>> begin Data excerpt

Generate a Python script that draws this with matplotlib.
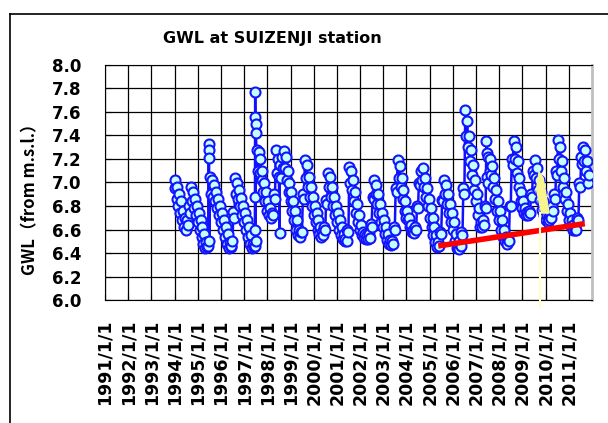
import numpy as np
import pandas as pd
import matplotlib
matplotlib.use("Agg")
import matplotlib.pyplot as plt
from matplotlib.lines import Line2D

# mid-month groundwater level readings (m, from m.s.l.), one list per year
gwl_1994 = [7.02, 6.96, 6.90, 6.84, 6.76, 6.70, 6.68, 6.80, 6.96, 6.92, 6.86, 6.80]
gwl_1995 = [6.74, 6.68, 6.62, 6.56, 6.49, 6.46, 7.05, 7.02, 6.98, 6.92, 6.86, 6.80]
gwl_1996 = [6.74, 6.68, 6.62, 6.56, 6.49, 6.46, 6.75, 7.04, 7.00, 6.94, 6.87, 6.80]
gwl_1997 = [6.74, 6.68, 6.62, 6.55, 6.48, 6.46, 7.28, 7.26, 7.20, 7.10, 7.00, 6.92]
gwl_1998 = [6.84, 6.78, 6.74, 6.90, 7.28, 7.20, 7.15, 7.22, 7.27, 7.22, 7.10, 7.00]
gwl_1999 = [6.92, 6.84, 6.76, 6.68, 6.60, 6.58, 6.90, 7.19, 7.15, 7.05, 6.96, 6.88]
gwl_2000 = [6.80, 6.74, 6.68, 6.62, 6.58, 6.62, 6.85, 7.08, 7.05, 6.96, 6.88, 6.80]
gwl_2001 = [6.74, 6.68, 6.62, 6.56, 6.52, 6.60, 7.13, 7.10, 7.02, 6.92, 6.82, 6.72]
gwl_2002 = [6.64, 6.58, 6.56, 6.55, 6.56, 6.65, 6.88, 7.02, 6.98, 6.90, 6.82, 6.74]
gwl_2003 = [6.68, 6.62, 6.56, 6.51, 6.50, 6.62, 6.95, 7.19, 7.14, 7.04, 6.94, 6.84]
gwl_2004 = [6.76, 6.70, 6.64, 6.60, 6.62, 6.80, 7.00, 7.10, 7.12, 7.04, 6.95, 6.86]
gwl_2005 = [6.78, 6.70, 6.62, 6.55, 6.49, 6.58, 6.85, 7.02, 6.98, 6.90, 6.82, 6.74]
gwl_2006 = [6.66, 6.56, 6.46, 6.50, 6.58, 6.95, 7.62, 7.52, 7.40, 7.28, 7.15, 7.02]
gwl_2007 = [6.90, 6.78, 6.66, 6.68, 6.80, 7.05, 7.22, 7.20, 7.14, 7.04, 6.94, 6.84]
gwl_2008 = [6.76, 6.68, 6.60, 6.54, 6.52, 6.80, 7.20, 7.35, 7.30, 7.18, 7.04, 6.92]
gwl_2009 = [6.84, 6.78, 6.75, 6.76, 6.90, 7.10, 7.19, 7.12, 7.02, 6.92, 6.84, 6.77]
gwl_2010 = [6.72, 6.71, 6.74, 6.80, 6.90, 7.10, 7.36, 7.30, 7.18, 7.04, 6.92, 6.82]
gwl_2011 = [6.74, 6.68, 6.64, 6.62, 6.70, 7.00, 7.22, 7.30, 7.28, 7.18, 7.06]

# readings at the start of each month (lower edge of the daily band)
low_1994 = [6.95, 6.86, 6.80, 6.74, 6.68, 6.62, 6.60, 6.64, 6.74, 6.84, 6.78, 6.72]
low_1995 = [6.66, 6.60, 6.54, 6.48, 6.44, 6.45, 6.50, 6.90, 6.88, 6.84, 6.78, 6.72]
low_1996 = [6.66, 6.60, 6.54, 6.48, 6.44, 6.45, 6.50, 6.70, 6.90, 6.86, 6.80, 6.72]
low_1997 = [6.66, 6.60, 6.54, 6.48, 6.44, 6.45, 6.50, 7.10, 7.08, 7.02, 6.92, 6.84]
low_1998 = [6.76, 6.72, 6.70, 6.72, 6.86, 7.08, 7.05, 7.04, 7.12, 7.12, 7.02, 6.92]
low_1999 = [6.84, 6.76, 6.68, 6.60, 6.55, 6.54, 6.58, 6.86, 7.04, 6.96, 6.88, 6.80]
low_2000 = [6.72, 6.66, 6.60, 6.56, 6.54, 6.55, 6.60, 6.82, 6.96, 6.88, 6.80, 6.72]
low_2001 = [6.66, 6.60, 6.55, 6.52, 6.50, 6.50, 6.58, 7.00, 6.94, 6.84, 6.74, 6.66]
low_2002 = [6.60, 6.55, 6.53, 6.52, 6.52, 6.53, 6.62, 6.86, 6.90, 6.82, 6.74, 6.66]
low_2003 = [6.62, 6.56, 6.51, 6.48, 6.47, 6.48, 6.60, 6.92, 7.04, 6.96, 6.86, 6.76]
low_2004 = [6.70, 6.68, 6.62, 6.58, 6.57, 6.60, 6.78, 6.98, 7.02, 6.96, 6.88, 6.80]
low_2005 = [6.70, 6.62, 6.55, 6.49, 6.45, 6.46, 6.56, 6.84, 6.90, 6.82, 6.74, 6.66]
low_2006 = [6.60, 6.50, 6.44, 6.43, 6.46, 6.55, 6.90, 7.40, 7.30, 7.18, 7.06, 6.94]
low_2007 = [6.84, 6.72, 6.62, 6.62, 6.64, 6.78, 7.00, 7.10, 7.06, 6.96, 6.86, 6.76]
low_2008 = [6.68, 6.60, 6.54, 6.50, 6.48, 6.50, 6.80, 7.15, 7.20, 7.08, 6.96, 6.84]
low_2009 = [6.78, 6.74, 6.72, 6.72, 6.74, 6.88, 7.06, 7.04, 6.94, 6.85, 6.77, 6.72]
low_2010 = [6.68, 6.66, 6.68, 6.70, 6.76, 6.86, 7.06, 7.20, 7.10, 6.96, 6.86, 6.76]
low_2011 = [6.68, 6.63, 6.60, 6.60, 6.60, 6.68, 6.96, 7.16, 7.18, 7.10, 7.00]

# short-lived peaks / dips between the regular readings
spike_dates = ["1995-06-20", "1995-06-24", "1995-06-28",
               "1997-06-18", "1997-06-20", "1997-06-23", "1997-06-26", "1997-06-29", "1997-07-02",
               "1998-07-14", "2007-06-12", "2007-06-16"]
spike_values = [7.33, 7.28, 7.21,
                6.60, 6.88, 7.77, 7.56, 7.50, 7.42,
                6.57, 7.35, 7.25]

# trend line and marker annotation
trend_dates = ["2005-05-16", "2011-09-10"]
trend_values = [6.46, 6.65]
arrow_dates = ["2009-09-19", "2009-08-10", "2009-10-28", "2010-02-25", "2009-11-22"]
arrow_values = [7.09, 6.94, 6.74, 6.74, 7.04]
event_date = "2009-10-01"
event_range = [5.94, 6.74]

year_labels = [f"{y}/1/1" for y in range(1991, 2012)]

mid = (gwl_1994 + gwl_1995 + gwl_1996 + gwl_1997 + gwl_1998 + gwl_1999
       + gwl_2000 + gwl_2001 + gwl_2002 + gwl_2003 + gwl_2004 + gwl_2005
       + gwl_2006 + gwl_2007 + gwl_2008 + gwl_2009 + gwl_2010 + gwl_2011)
low = (low_1994 + low_1995 + low_1996 + low_1997 + low_1998 + low_1999
       + low_2000 + low_2001 + low_2002 + low_2003 + low_2004 + low_2005
       + low_2006 + low_2007 + low_2008 + low_2009 + low_2010 + low_2011)
month_starts = pd.date_range("1994-01-01", periods=len(mid), freq="MS")
series = pd.concat([
    pd.Series(mid, index=month_starts + pd.Timedelta(days=14)),
    pd.Series(low, index=month_starts),
    pd.Series(spike_values, index=pd.to_datetime(spike_dates)),
]).sort_index()

fig = plt.figure(figsize=(6.08, 4.23), dpi=100)
ax = fig.add_axes([105 / 608, 1 - 300 / 423, 487 / 608, 235 / 423])

ax.plot(series.index, series.values, color="#1010ff", lw=1.8,
        marker="o", ms=7.2, mfc="#c4ffff", mec="#1414ff", mew=1.5, zorder=3)

ax.plot(pd.to_datetime(trend_dates), trend_values, color="#ff0000", lw=4,
        solid_capstyle="butt", zorder=4)

ev = pd.to_datetime(event_date)
ax.plot([ev, ev], event_range, color="#ffffc0", lw=1.5, zorder=5, clip_on=False)
ax.fill(pd.to_datetime(arrow_dates), arrow_values, color="#f8f590", zorder=5)

ax.set_xlim(pd.Timestamp("1991-01-01"), pd.Timestamp("2012-01-01"))
ax.set_ylim(6.0, 8.0)
ticks = [pd.Timestamp(f"{y}-01-01") for y in range(1991, 2012)]
ax.set_xticks(ticks)
ax.set_xticklabels(year_labels, rotation=90, fontsize=12.5, fontweight="bold")
ax.set_yticks(np.arange(6.0, 8.01, 0.2))
ax.set_yticklabels([f"{v:.1f}" for v in np.arange(6.0, 8.01, 0.2)],
                   fontsize=12, fontweight="bold")
ax.tick_params(axis="x", direction="in", length=4, pad=14)
ax.tick_params(axis="y", direction="in", length=4, pad=17)
ax.grid(True, color="black", lw=0.9)
ax.set_axisbelow(True)
for side in ["left", "bottom", "top"]:
    ax.spines[side].set_color("black")
ax.spines["right"].set_color("#c0c0c0")
ax.spines["right"].set_linewidth(2)

fig.text(272 / 608, 1 - 39 / 423, "GWL at SUIZENJI station", ha="center", va="center",
         fontsize=11.5, fontweight="bold")
fig.text(30 / 608, 1 - 195 / 423, "GWL（from m.s.l.）", ha="center", va="center",
         rotation=90, fontsize=12, fontweight="bold",
         family=["Noto Sans CJK JP", "DejaVu Sans"])

# chart-area frame (cropped on right and bottom)
fig.add_artist(Line2D([10 / 608, 10 / 608], [0, 1 - 14 / 423], transform=fig.transFigure,
                      color="black", lw=1.2))
fig.add_artist(Line2D([10 / 608, 1], [1 - 14 / 423, 1 - 14 / 423], transform=fig.transFigure,
                      color="black", lw=1.2))

fig.savefig("out.png", dpi=100)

>> end Data excerpt

What needs to be done:
Leave the pictures out and please restate exactly the lines running from the start of the material through the one with "from matplotlib.lines import Line2D".

Correct answer:
Generate a Python script that draws this with matplotlib.
import numpy as np
import pandas as pd
import matplotlib
matplotlib.use("Agg")
import matplotlib.pyplot as plt
from matplotlib.lines import Line2D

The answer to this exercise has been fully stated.